Friday, April 25, 2008


Coming home always feels like stepping into an imprint of my memories, but like a spot the difference puzzle - some things have shifted to a different place, changed colour, or simply vanished. While I know that things can't stay the same, and my expectations have changed over time, it's weird when you walk down a road you've walked down countless times, and you're reaching for something that just isn't there any more. It's disorienting. Particularly when you idealise the place. Not that I think Catford is the, because it's really not; it doesn't have to be, though, because it's home, and that's far more affecting than some former paradise you once had a great holiday.

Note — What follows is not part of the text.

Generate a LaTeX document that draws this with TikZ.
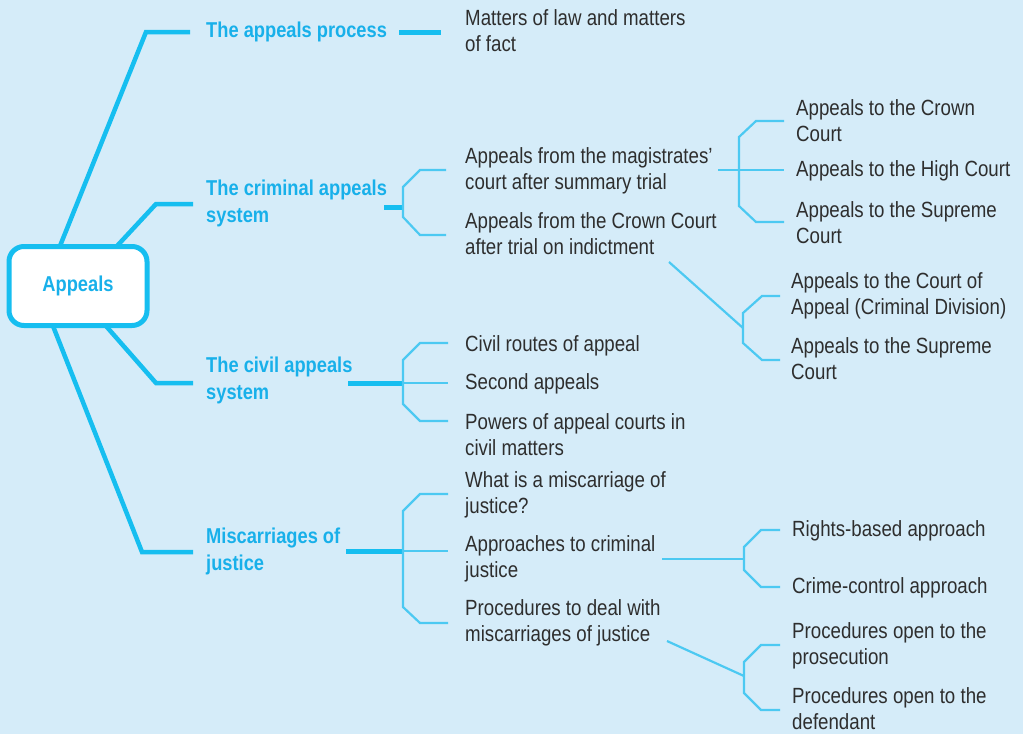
\documentclass[tikz,border=0pt]{standalone}
\usepackage{fontspec}
\setmainfont{Liberation Sans}[FakeStretch=0.85]
\definecolor{bg}{HTML}{D5ECF9}
\definecolor{mainc}{HTML}{16BEF0}
\definecolor{thinc}{HTML}{4CC9F2}
\definecolor{txt}{HTML}{2E2E2E}
\definecolor{head}{HTML}{18B0EA}
\begin{document}
\begin{tikzpicture}[x=1pt,y=-1pt,
 lbl/.style={anchor=west,inner sep=0pt,align=left,text=txt,font=\fontsize{22}{26}\selectfont},
 topic/.style={anchor=west,inner sep=0pt,align=left,text=head,font=\fontsize{21.5}{27}\selectfont\bfseries},
 mainline/.style={draw=mainc,line width=4.5pt},
 stub/.style={draw=mainc,line width=5pt},
 thinline/.style={draw=thinc,line width=2.2pt,line join=miter}]
\fill[bg] (0,0) rectangle (1023,734);
\useasboundingbox (0,0) rectangle (1023,734);
% root
\node[draw=mainc,line width=5pt,fill=white,rounded corners=15pt,minimum width=138pt,minimum height=79pt,inner sep=0pt,text=head,font=\fontsize{21.5}{24}\selectfont\bfseries] (root) at (78,286) {Appeals};
% topics
\node[topic] (ap) at (206,32) {The appeals process};
\node[topic] (cr) at (206,203) {The criminal appeals\\system};
\node[topic] (cv) at (206,380) {The civil appeals\\system};
\node[topic] (mj) at (206,551) {Miscarriages of\\justice};
% main branches
\draw[mainline] (60,246) -- (146,32) -- (190,32);
\draw[mainline] (117,246) -- (156,204) -- (193,204);
\draw[mainline] (106,326) -- (156,383) -- (193,383);
\draw[mainline] (53,326) -- (142,552) -- (193,552);
% labels
\node[lbl] (mf) at (465,31) {Matters of law and matters\\of fact};
\node[lbl] (am) at (465,171) {Appeals from the magistrates’\\court after summary trial};
\node[lbl] (ac) at (465,234) {Appeals from the Crown Court\\after trial on indictment};
\node[lbl] (cc) at (796,121) {Appeals to the Crown\\Court};
\node[lbl] (hc) at (796,171) {Appeals to the High Court};
\node[lbl] (sc) at (796,223) {Appeals to the Supreme\\Court};
\node[lbl] (ca) at (791,296) {Appeals to the Court of\\Appeal (Criminal Division)};
\node[lbl] (sc2) at (791,359) {Appeals to the Supreme\\Court};
\node[lbl] (cv1) at (465,346) {Civil routes of appeal};
\node[lbl] (cv2) at (465,384) {Second appeals};
\node[lbl] (cv3) at (465,435) {Powers of appeal courts in\\civil matters};
\node[lbl] (mj1) at (465,495) {What is a miscarriage of\\justice?};
\node[lbl] (mj2) at (465,559) {Approaches to criminal\\justice};
\node[lbl] (mj3) at (465,623) {Procedures to deal with\\miscarriages of justice};
\node[lbl] (r1) at (792,531) {Rights-based approach};
\node[lbl] (r2) at (792,588) {Crime-control approach};
\node[lbl] (p1) at (792,646) {Procedures open to the\\prosecution};
\node[lbl] (p2) at (792,709) {Procedures open to the\\defendant};
% appeals process
\draw[stub] (399,32) -- (441,32);
% criminal
\draw[stub] (384,207) -- (404,207);
\draw[thinline] (446,170) -- (420,170) -- (403,187) -- (403,217) -- (420,235) -- (446,235);
\draw[thinline] (718,170) -- (784,170);
\draw[thinline] (784,121) -- (756,121) -- (739,137) -- (739,206) -- (756,222) -- (784,222);
\draw[thinline] (669,262) -- (743,328);
\draw[thinline] (780,296) -- (762,296) -- (743,313) -- (743,343) -- (762,360) -- (780,360);
% civil
\draw[stub] (348,383) -- (404,383);
\draw[thinline] (448,343) -- (420,343) -- (403,360) -- (403,404) -- (420,421) -- (448,421);
\draw[thinline] (403,383) -- (448,383);
% miscarriages
\draw[stub] (346,551) -- (404,551);
\draw[thinline] (448,494) -- (420,494) -- (403,511) -- (403,607) -- (420,623) -- (448,623);
\draw[thinline] (403,551) -- (448,551);
\draw[thinline] (662,559) -- (744,559);
\draw[thinline] (780,530) -- (761,530) -- (744,547) -- (744,570) -- (761,587) -- (780,587);
\draw[thinline] (667,641) -- (744,676);
\draw[thinline] (780,645) -- (761,645) -- (744,662) -- (744,693) -- (761,710) -- (780,710);
\end{tikzpicture}
\end{document}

Today, I came home, and all those feelings and processes have resurfaced. The beauty of crossing the Thames, reminding me just why I feel the absence of a river where I live in NYC (maybe Brooklyn and crossing the river daily will change that, as and when we move?), and those sights that have been there for centuries, the cobbled together houses and Southwark Cathedral at Borough, the rooftops seen from the train; all these felt familiar, warm, comforting. The blossom in full effect, bluebells out everywhere, people cutting their hedges in their front gardens - front gardens! - were glorious. Yet I crash back to earth, with the ugly, stripped, mutilated magnolia tree in a garden of a deceased neighbour. She was a sweet lady, always friendly, and her garden was always heavenly in spring - anything you could name, bursting in colour. But what really hit me, every time, was the sight of that magnolia in spring - huge, dripping with the weight of its petals. And it's gone, to all intents and purposes. Why would you do that? Why not cut it entirely, rather than desecrate it?